+++ DATA PROVIDED
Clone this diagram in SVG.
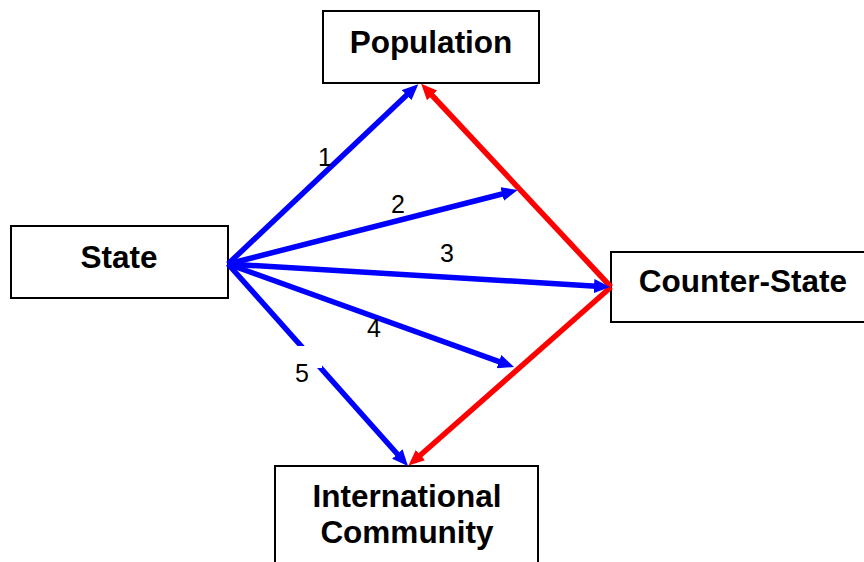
<svg xmlns="http://www.w3.org/2000/svg" width="864" height="562" viewBox="0 0 864 562">
<defs>
<style>
.box{fill:#fff;stroke:#000;stroke-width:2}
.nt{font-family:"Liberation Sans",Arial,sans-serif;font-weight:bold;font-size:31.5px;fill:#000;text-anchor:middle}
.lb{font-family:"Liberation Sans",Arial,sans-serif;font-size:25px;fill:#000;text-anchor:middle}
.blue{stroke:#0000ff;stroke-width:5.5;fill:none}
.red{stroke:#ff0000;stroke-width:5.5;fill:none}
</style>
<marker id="ab" viewBox="0 0 16 14" refX="6" refY="7" markerWidth="16" markerHeight="14" markerUnits="userSpaceOnUse" orient="auto"><path d="M0,0 L16,7 L0,14 z" fill="#0000ff"/></marker>
<marker id="ar" viewBox="0 0 16 14" refX="6" refY="7" markerWidth="16" markerHeight="14" markerUnits="userSpaceOnUse" orient="auto"><path d="M0,0 L16,7 L0,14 z" fill="#ff0000"/></marker>
</defs>
<rect width="864" height="562" fill="#fff"/>
<g id="population"><rect class="box" x="323" y="11" width="216" height="72"/><text class="nt" x="431" y="53">Population</text></g>
<g id="state"><rect class="box" x="11" y="226" width="217" height="72"/><text class="nt" x="119" y="268">State</text></g>
<g id="counter-state"><rect class="box" x="611" y="252" width="260" height="70"/><text class="nt" x="743" y="292">Counter-State</text></g>
<g id="international-community"><rect class="box" x="275" y="466" width="263" height="110"/><text class="nt" x="407" y="507">International</text><text class="nt" x="407" y="543">Community</text></g>
<g id="connectors">
<line class="red" x1="611" y1="287" x2="428" y2="91" marker-end="url(#ar)"/>
<line class="red" x1="611" y1="287" x2="416" y2="459" marker-end="url(#ar)"/>
<line class="blue" x1="228" y1="264" x2="411" y2="91" marker-end="url(#ab)"/>
<line class="blue" x1="228" y1="264" x2="508" y2="192.5" marker-end="url(#ab)"/>
<line class="blue" x1="228" y1="264" x2="600" y2="286.4" marker-end="url(#ab)"/>
<line class="blue" x1="228" y1="264" x2="504.6" y2="363.6" marker-end="url(#ab)"/>
<line class="blue" x1="228" y1="264" x2="401.3" y2="458.5" marker-end="url(#ab)"/>
<rect x="286" y="346" width="36" height="22" fill="#fff"/>
<text class="lb" x="325" y="166">1</text>
<text class="lb" x="398" y="213">2</text>
<text class="lb" x="447" y="262">3</text>
<text class="lb" x="374" y="337">4</text>
<text class="lb" x="302" y="382">5</text>
</g>
</svg>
++++++
> [THE EXERCISE]:
Reproduce each line word for word and drop the pictures.

> [RESPONSE TO THIS TASK]:
Clone this diagram in SVG.
<svg xmlns="http://www.w3.org/2000/svg" width="864" height="562" viewBox="0 0 864 562">
<defs>
<style>
.box{fill:#fff;stroke:#000;stroke-width:2}
.nt{font-family:"Liberation Sans",Arial,sans-serif;font-weight:bold;font-size:31.5px;fill:#000;text-anchor:middle}
.lb{font-family:"Liberation Sans",Arial,sans-serif;font-size:25px;fill:#000;text-anchor:middle}
.blue{stroke:#0000ff;stroke-width:5.5;fill:none}
.red{stroke:#ff0000;stroke-width:5.5;fill:none}
</style>
<marker id="ab" viewBox="0 0 16 14" refX="6" refY="7" markerWidth="16" markerHeight="14" markerUnits="userSpaceOnUse" orient="auto"><path d="M0,0 L16,7 L0,14 z" fill="#0000ff"/></marker>
<marker id="ar" viewBox="0 0 16 14" refX="6" refY="7" markerWidth="16" markerHeight="14" markerUnits="userSpaceOnUse" orient="auto"><path d="M0,0 L16,7 L0,14 z" fill="#ff0000"/></marker>
</defs>
<rect width="864" height="562" fill="#fff"/>
<g id="population"><rect class="box" x="323" y="11" width="216" height="72"/><text class="nt" x="431" y="53">Population</text></g>
<g id="state"><rect class="box" x="11" y="226" width="217" height="72"/><text class="nt" x="119" y="268">State</text></g>
<g id="counter-state"><rect class="box" x="611" y="252" width="260" height="70"/><text class="nt" x="743" y="292">Counter-State</text></g>
<g id="international-community"><rect class="box" x="275" y="466" width="263" height="110"/><text class="nt" x="407" y="507">International</text><text class="nt" x="407" y="543">Community</text></g>
<g id="connectors">
<line class="red" x1="611" y1="287" x2="428" y2="91" marker-end="url(#ar)"/>
<line class="red" x1="611" y1="287" x2="416" y2="459" marker-end="url(#ar)"/>
<line class="blue" x1="228" y1="264" x2="411" y2="91" marker-end="url(#ab)"/>
<line class="blue" x1="228" y1="264" x2="508" y2="192.5" marker-end="url(#ab)"/>
<line class="blue" x1="228" y1="264" x2="600" y2="286.4" marker-end="url(#ab)"/>
<line class="blue" x1="228" y1="264" x2="504.6" y2="363.6" marker-end="url(#ab)"/>
<line class="blue" x1="228" y1="264" x2="401.3" y2="458.5" marker-end="url(#ab)"/>
<rect x="286" y="346" width="36" height="22" fill="#fff"/>
<text class="lb" x="325" y="166">1</text>
<text class="lb" x="398" y="213">2</text>
<text class="lb" x="447" y="262">3</text>
<text class="lb" x="374" y="337">4</text>
<text class="lb" x="302" y="382">5</text>
</g>
</svg>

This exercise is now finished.